[The request] For the copy, please give all of the data again exactly and leave the pictures out.

<<<<

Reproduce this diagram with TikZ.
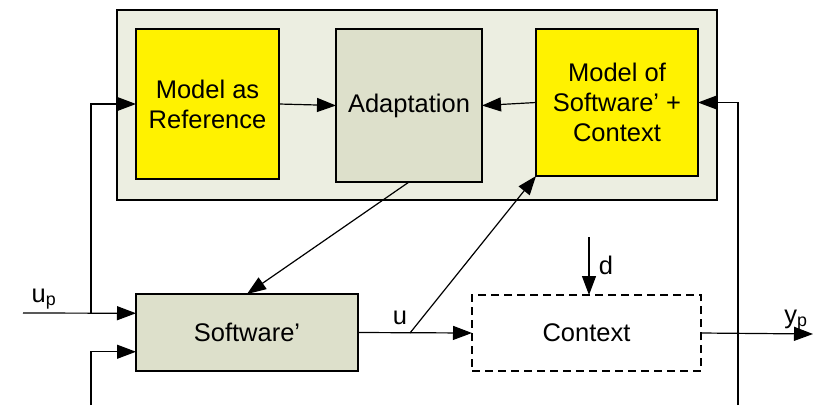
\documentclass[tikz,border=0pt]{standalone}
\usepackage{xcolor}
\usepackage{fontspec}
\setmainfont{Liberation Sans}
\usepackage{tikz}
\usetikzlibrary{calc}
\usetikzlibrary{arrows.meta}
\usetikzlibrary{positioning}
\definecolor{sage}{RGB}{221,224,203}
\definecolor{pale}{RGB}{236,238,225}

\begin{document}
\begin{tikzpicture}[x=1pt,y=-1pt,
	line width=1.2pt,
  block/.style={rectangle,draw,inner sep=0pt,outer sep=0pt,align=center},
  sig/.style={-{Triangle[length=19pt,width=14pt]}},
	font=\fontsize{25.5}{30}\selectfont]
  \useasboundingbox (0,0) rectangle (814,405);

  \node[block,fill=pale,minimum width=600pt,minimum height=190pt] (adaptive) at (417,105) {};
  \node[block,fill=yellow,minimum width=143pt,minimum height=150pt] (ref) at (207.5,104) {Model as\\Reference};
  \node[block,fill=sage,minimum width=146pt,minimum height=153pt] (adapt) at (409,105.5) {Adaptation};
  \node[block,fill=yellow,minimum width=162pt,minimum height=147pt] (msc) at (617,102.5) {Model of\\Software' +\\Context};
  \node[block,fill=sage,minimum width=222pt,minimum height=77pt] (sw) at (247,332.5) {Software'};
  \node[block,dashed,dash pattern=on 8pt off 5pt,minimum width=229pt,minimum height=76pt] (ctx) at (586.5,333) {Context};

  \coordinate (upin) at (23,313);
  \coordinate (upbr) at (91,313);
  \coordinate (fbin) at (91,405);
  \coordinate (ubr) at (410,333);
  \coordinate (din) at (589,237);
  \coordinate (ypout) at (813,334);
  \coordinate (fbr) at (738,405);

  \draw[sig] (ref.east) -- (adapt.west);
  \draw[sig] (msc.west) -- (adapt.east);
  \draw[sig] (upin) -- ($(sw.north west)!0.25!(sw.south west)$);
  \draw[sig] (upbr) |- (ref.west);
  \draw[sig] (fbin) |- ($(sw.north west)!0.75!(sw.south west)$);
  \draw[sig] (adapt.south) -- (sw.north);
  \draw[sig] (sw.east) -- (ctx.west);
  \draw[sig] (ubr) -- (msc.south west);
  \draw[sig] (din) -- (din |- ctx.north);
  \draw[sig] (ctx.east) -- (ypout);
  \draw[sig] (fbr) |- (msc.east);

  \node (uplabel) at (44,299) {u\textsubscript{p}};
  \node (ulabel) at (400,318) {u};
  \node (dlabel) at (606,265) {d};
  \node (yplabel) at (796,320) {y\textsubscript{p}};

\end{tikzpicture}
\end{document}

>>>>

[Solution to the exercise]
Reproduce this diagram with TikZ.
\documentclass[tikz,border=0pt]{standalone}
\usepackage{xcolor}
\usepackage{fontspec}
\setmainfont{Liberation Sans}
\usepackage{tikz}
\usetikzlibrary{calc}
\usetikzlibrary{arrows.meta}
\usetikzlibrary{positioning}
\definecolor{sage}{RGB}{221,224,203}
\definecolor{pale}{RGB}{236,238,225}

\begin{document}
\begin{tikzpicture}[x=1pt,y=-1pt,
	line width=1.2pt,
  block/.style={rectangle,draw,inner sep=0pt,outer sep=0pt,align=center},
  sig/.style={-{Triangle[length=19pt,width=14pt]}},
	font=\fontsize{25.5}{30}\selectfont]
  \useasboundingbox (0,0) rectangle (814,405);

  \node[block,fill=pale,minimum width=600pt,minimum height=190pt] (adaptive) at (417,105) {};
  \node[block,fill=yellow,minimum width=143pt,minimum height=150pt] (ref) at (207.5,104) {Model as\\Reference};
  \node[block,fill=sage,minimum width=146pt,minimum height=153pt] (adapt) at (409,105.5) {Adaptation};
  \node[block,fill=yellow,minimum width=162pt,minimum height=147pt] (msc) at (617,102.5) {Model of\\Software' +\\Context};
  \node[block,fill=sage,minimum width=222pt,minimum height=77pt] (sw) at (247,332.5) {Software'};
  \node[block,dashed,dash pattern=on 8pt off 5pt,minimum width=229pt,minimum height=76pt] (ctx) at (586.5,333) {Context};

  \coordinate (upin) at (23,313);
  \coordinate (upbr) at (91,313);
  \coordinate (fbin) at (91,405);
  \coordinate (ubr) at (410,333);
  \coordinate (din) at (589,237);
  \coordinate (ypout) at (813,334);
  \coordinate (fbr) at (738,405);

  \draw[sig] (ref.east) -- (adapt.west);
  \draw[sig] (msc.west) -- (adapt.east);
  \draw[sig] (upin) -- ($(sw.north west)!0.25!(sw.south west)$);
  \draw[sig] (upbr) |- (ref.west);
  \draw[sig] (fbin) |- ($(sw.north west)!0.75!(sw.south west)$);
  \draw[sig] (adapt.south) -- (sw.north);
  \draw[sig] (sw.east) -- (ctx.west);
  \draw[sig] (ubr) -- (msc.south west);
  \draw[sig] (din) -- (din |- ctx.north);
  \draw[sig] (ctx.east) -- (ypout);
  \draw[sig] (fbr) |- (msc.east);

  \node (uplabel) at (44,299) {u\textsubscript{p}};
  \node (ulabel) at (400,318) {u};
  \node (dlabel) at (606,265) {d};
  \node (yplabel) at (796,320) {y\textsubscript{p}};

\end{tikzpicture}
\end{document}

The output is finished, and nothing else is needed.